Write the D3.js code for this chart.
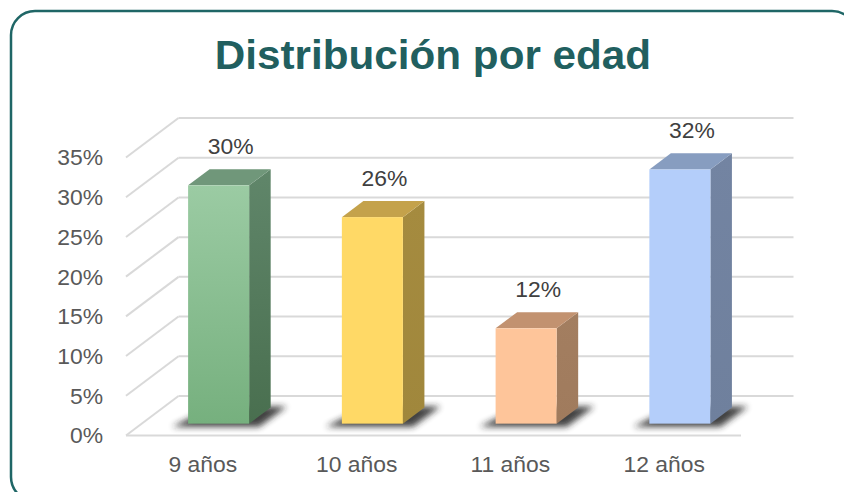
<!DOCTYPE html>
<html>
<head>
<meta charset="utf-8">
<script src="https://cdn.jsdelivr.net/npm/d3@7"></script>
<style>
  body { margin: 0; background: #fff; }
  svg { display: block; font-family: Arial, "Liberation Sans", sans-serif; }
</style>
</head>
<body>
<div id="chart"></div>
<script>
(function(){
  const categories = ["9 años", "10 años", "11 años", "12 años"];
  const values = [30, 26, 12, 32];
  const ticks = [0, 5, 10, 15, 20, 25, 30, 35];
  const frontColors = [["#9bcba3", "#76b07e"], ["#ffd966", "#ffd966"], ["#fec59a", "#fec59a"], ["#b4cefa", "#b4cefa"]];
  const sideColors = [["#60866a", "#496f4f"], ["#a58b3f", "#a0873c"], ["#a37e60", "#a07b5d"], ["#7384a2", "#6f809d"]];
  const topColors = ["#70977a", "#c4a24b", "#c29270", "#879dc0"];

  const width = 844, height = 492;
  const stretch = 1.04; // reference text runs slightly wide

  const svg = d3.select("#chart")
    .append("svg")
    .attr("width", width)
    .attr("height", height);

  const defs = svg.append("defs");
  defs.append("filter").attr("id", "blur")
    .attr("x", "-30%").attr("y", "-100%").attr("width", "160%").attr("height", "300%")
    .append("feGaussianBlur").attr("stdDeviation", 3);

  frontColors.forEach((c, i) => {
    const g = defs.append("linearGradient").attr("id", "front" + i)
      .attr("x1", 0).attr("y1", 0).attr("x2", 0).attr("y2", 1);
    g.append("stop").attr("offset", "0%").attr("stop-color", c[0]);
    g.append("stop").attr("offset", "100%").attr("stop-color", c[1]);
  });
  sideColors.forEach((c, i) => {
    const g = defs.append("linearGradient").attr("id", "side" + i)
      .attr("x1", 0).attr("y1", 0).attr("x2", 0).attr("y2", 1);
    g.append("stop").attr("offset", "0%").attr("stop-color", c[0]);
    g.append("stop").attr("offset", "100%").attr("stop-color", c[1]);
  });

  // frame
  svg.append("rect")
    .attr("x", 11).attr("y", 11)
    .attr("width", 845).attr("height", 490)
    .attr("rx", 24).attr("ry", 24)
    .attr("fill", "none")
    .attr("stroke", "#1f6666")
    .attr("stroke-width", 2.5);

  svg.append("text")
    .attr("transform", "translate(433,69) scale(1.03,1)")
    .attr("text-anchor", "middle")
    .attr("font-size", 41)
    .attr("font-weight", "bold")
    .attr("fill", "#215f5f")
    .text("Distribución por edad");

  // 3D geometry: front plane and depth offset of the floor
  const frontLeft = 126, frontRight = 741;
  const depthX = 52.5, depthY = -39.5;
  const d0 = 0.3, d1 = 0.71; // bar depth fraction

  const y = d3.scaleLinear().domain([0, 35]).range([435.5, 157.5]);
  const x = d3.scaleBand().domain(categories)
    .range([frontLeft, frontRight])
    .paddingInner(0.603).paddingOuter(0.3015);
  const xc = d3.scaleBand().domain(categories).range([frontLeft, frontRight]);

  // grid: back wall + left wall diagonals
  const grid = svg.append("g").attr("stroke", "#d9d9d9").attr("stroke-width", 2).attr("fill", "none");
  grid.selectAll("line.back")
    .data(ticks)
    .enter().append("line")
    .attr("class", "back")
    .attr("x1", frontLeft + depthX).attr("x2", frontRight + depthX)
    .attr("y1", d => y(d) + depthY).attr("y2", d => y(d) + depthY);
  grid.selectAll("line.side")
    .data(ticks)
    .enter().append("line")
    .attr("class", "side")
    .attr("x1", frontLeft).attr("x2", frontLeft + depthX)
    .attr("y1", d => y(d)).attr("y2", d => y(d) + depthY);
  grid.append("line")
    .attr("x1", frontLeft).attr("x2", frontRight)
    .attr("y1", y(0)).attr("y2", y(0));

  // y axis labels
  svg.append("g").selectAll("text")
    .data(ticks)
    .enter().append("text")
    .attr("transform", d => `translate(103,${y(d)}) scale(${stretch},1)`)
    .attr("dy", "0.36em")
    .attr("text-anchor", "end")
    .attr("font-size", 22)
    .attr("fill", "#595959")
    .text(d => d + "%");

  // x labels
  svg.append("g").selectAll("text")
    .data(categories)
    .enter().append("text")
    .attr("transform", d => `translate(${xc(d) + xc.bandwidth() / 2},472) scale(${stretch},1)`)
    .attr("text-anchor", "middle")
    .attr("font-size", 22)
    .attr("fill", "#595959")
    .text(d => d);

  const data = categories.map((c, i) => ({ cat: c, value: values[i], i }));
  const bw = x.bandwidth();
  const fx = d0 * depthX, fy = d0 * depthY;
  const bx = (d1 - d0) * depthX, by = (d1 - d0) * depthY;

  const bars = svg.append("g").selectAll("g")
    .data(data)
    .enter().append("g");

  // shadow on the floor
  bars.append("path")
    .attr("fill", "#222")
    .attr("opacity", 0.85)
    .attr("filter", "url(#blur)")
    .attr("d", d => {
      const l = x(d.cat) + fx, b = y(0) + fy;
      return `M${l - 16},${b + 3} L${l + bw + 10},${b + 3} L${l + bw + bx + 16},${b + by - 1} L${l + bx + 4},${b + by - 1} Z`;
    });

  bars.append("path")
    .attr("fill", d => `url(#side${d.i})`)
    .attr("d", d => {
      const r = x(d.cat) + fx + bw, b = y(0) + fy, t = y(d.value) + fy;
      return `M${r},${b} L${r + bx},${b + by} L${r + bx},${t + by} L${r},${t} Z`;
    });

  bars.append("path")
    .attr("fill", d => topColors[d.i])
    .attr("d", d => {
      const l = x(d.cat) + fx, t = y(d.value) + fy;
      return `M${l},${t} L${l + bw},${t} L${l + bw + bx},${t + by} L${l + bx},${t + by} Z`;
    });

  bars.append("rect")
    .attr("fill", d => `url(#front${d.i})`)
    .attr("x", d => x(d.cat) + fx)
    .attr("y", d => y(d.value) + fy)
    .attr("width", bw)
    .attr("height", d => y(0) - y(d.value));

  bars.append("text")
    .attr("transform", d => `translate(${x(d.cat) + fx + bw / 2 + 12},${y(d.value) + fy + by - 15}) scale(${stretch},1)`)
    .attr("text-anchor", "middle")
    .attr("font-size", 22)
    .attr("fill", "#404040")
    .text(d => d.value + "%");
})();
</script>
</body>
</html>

______________________________

_To be done_:
Transcribe the whole listing exactly. Pictures stay out of your copy.

_Written answer_:
Write the D3.js code for this chart.
<!DOCTYPE html>
<html>
<head>
<meta charset="utf-8">
<script src="https://cdn.jsdelivr.net/npm/d3@7"></script>
<style>
  body { margin: 0; background: #fff; }
  svg { display: block; font-family: Arial, "Liberation Sans", sans-serif; }
</style>
</head>
<body>
<div id="chart"></div>
<script>
(function(){
  const categories = ["9 años", "10 años", "11 años", "12 años"];
  const values = [30, 26, 12, 32];
  const ticks = [0, 5, 10, 15, 20, 25, 30, 35];
  const frontColors = [["#9bcba3", "#76b07e"], ["#ffd966", "#ffd966"], ["#fec59a", "#fec59a"], ["#b4cefa", "#b4cefa"]];
  const sideColors = [["#60866a", "#496f4f"], ["#a58b3f", "#a0873c"], ["#a37e60", "#a07b5d"], ["#7384a2", "#6f809d"]];
  const topColors = ["#70977a", "#c4a24b", "#c29270", "#879dc0"];

  const width = 844, height = 492;
  const stretch = 1.04; // reference text runs slightly wide

  const svg = d3.select("#chart")
    .append("svg")
    .attr("width", width)
    .attr("height", height);

  const defs = svg.append("defs");
  defs.append("filter").attr("id", "blur")
    .attr("x", "-30%").attr("y", "-100%").attr("width", "160%").attr("height", "300%")
    .append("feGaussianBlur").attr("stdDeviation", 3);

  frontColors.forEach((c, i) => {
    const g = defs.append("linearGradient").attr("id", "front" + i)
      .attr("x1", 0).attr("y1", 0).attr("x2", 0).attr("y2", 1);
    g.append("stop").attr("offset", "0%").attr("stop-color", c[0]);
    g.append("stop").attr("offset", "100%").attr("stop-color", c[1]);
  });
  sideColors.forEach((c, i) => {
    const g = defs.append("linearGradient").attr("id", "side" + i)
      .attr("x1", 0).attr("y1", 0).attr("x2", 0).attr("y2", 1);
    g.append("stop").attr("offset", "0%").attr("stop-color", c[0]);
    g.append("stop").attr("offset", "100%").attr("stop-color", c[1]);
  });

  // frame
  svg.append("rect")
    .attr("x", 11).attr("y", 11)
    .attr("width", 845).attr("height", 490)
    .attr("rx", 24).attr("ry", 24)
    .attr("fill", "none")
    .attr("stroke", "#1f6666")
    .attr("stroke-width", 2.5);

  svg.append("text")
    .attr("transform", "translate(433,69) scale(1.03,1)")
    .attr("text-anchor", "middle")
    .attr("font-size", 41)
    .attr("font-weight", "bold")
    .attr("fill", "#215f5f")
    .text("Distribución por edad");

  // 3D geometry: front plane and depth offset of the floor
  const frontLeft = 126, frontRight = 741;
  const depthX = 52.5, depthY = -39.5;
  const d0 = 0.3, d1 = 0.71; // bar depth fraction

  const y = d3.scaleLinear().domain([0, 35]).range([435.5, 157.5]);
  const x = d3.scaleBand().domain(categories)
    .range([frontLeft, frontRight])
    .paddingInner(0.603).paddingOuter(0.3015);
  const xc = d3.scaleBand().domain(categories).range([frontLeft, frontRight]);

  // grid: back wall + left wall diagonals
  const grid = svg.append("g").attr("stroke", "#d9d9d9").attr("stroke-width", 2).attr("fill", "none");
  grid.selectAll("line.back")
    .data(ticks)
    .enter().append("line")
    .attr("class", "back")
    .attr("x1", frontLeft + depthX).attr("x2", frontRight + depthX)
    .attr("y1", d => y(d) + depthY).attr("y2", d => y(d) + depthY);
  grid.selectAll("line.side")
    .data(ticks)
    .enter().append("line")
    .attr("class", "side")
    .attr("x1", frontLeft).attr("x2", frontLeft + depthX)
    .attr("y1", d => y(d)).attr("y2", d => y(d) + depthY);
  grid.append("line")
    .attr("x1", frontLeft).attr("x2", frontRight)
    .attr("y1", y(0)).attr("y2", y(0));

  // y axis labels
  svg.append("g").selectAll("text")
    .data(ticks)
    .enter().append("text")
    .attr("transform", d => `translate(103,${y(d)}) scale(${stretch},1)`)
    .attr("dy", "0.36em")
    .attr("text-anchor", "end")
    .attr("font-size", 22)
    .attr("fill", "#595959")
    .text(d => d + "%");

  // x labels
  svg.append("g").selectAll("text")
    .data(categories)
    .enter().append("text")
    .attr("transform", d => `translate(${xc(d) + xc.bandwidth() / 2},472) scale(${stretch},1)`)
    .attr("text-anchor", "middle")
    .attr("font-size", 22)
    .attr("fill", "#595959")
    .text(d => d);

  const data = categories.map((c, i) => ({ cat: c, value: values[i], i }));
  const bw = x.bandwidth();
  const fx = d0 * depthX, fy = d0 * depthY;
  const bx = (d1 - d0) * depthX, by = (d1 - d0) * depthY;

  const bars = svg.append("g").selectAll("g")
    .data(data)
    .enter().append("g");

  // shadow on the floor
  bars.append("path")
    .attr("fill", "#222")
    .attr("opacity", 0.85)
    .attr("filter", "url(#blur)")
    .attr("d", d => {
      const l = x(d.cat) + fx, b = y(0) + fy;
      return `M${l - 16},${b + 3} L${l + bw + 10},${b + 3} L${l + bw + bx + 16},${b + by - 1} L${l + bx + 4},${b + by - 1} Z`;
    });

  bars.append("path")
    .attr("fill", d => `url(#side${d.i})`)
    .attr("d", d => {
      const r = x(d.cat) + fx + bw, b = y(0) + fy, t = y(d.value) + fy;
      return `M${r},${b} L${r + bx},${b + by} L${r + bx},${t + by} L${r},${t} Z`;
    });

  bars.append("path")
    .attr("fill", d => topColors[d.i])
    .attr("d", d => {
      const l = x(d.cat) + fx, t = y(d.value) + fy;
      return `M${l},${t} L${l + bw},${t} L${l + bw + bx},${t + by} L${l + bx},${t + by} Z`;
    });

  bars.append("rect")
    .attr("fill", d => `url(#front${d.i})`)
    .attr("x", d => x(d.cat) + fx)
    .attr("y", d => y(d.value) + fy)
    .attr("width", bw)
    .attr("height", d => y(0) - y(d.value));

  bars.append("text")
    .attr("transform", d => `translate(${x(d.cat) + fx + bw / 2 + 12},${y(d.value) + fy + by - 15}) scale(${stretch},1)`)
    .attr("text-anchor", "middle")
    .attr("font-size", 22)
    .attr("fill", "#404040")
    .text(d => d.value + "%");
})();
</script>
</body>
</html>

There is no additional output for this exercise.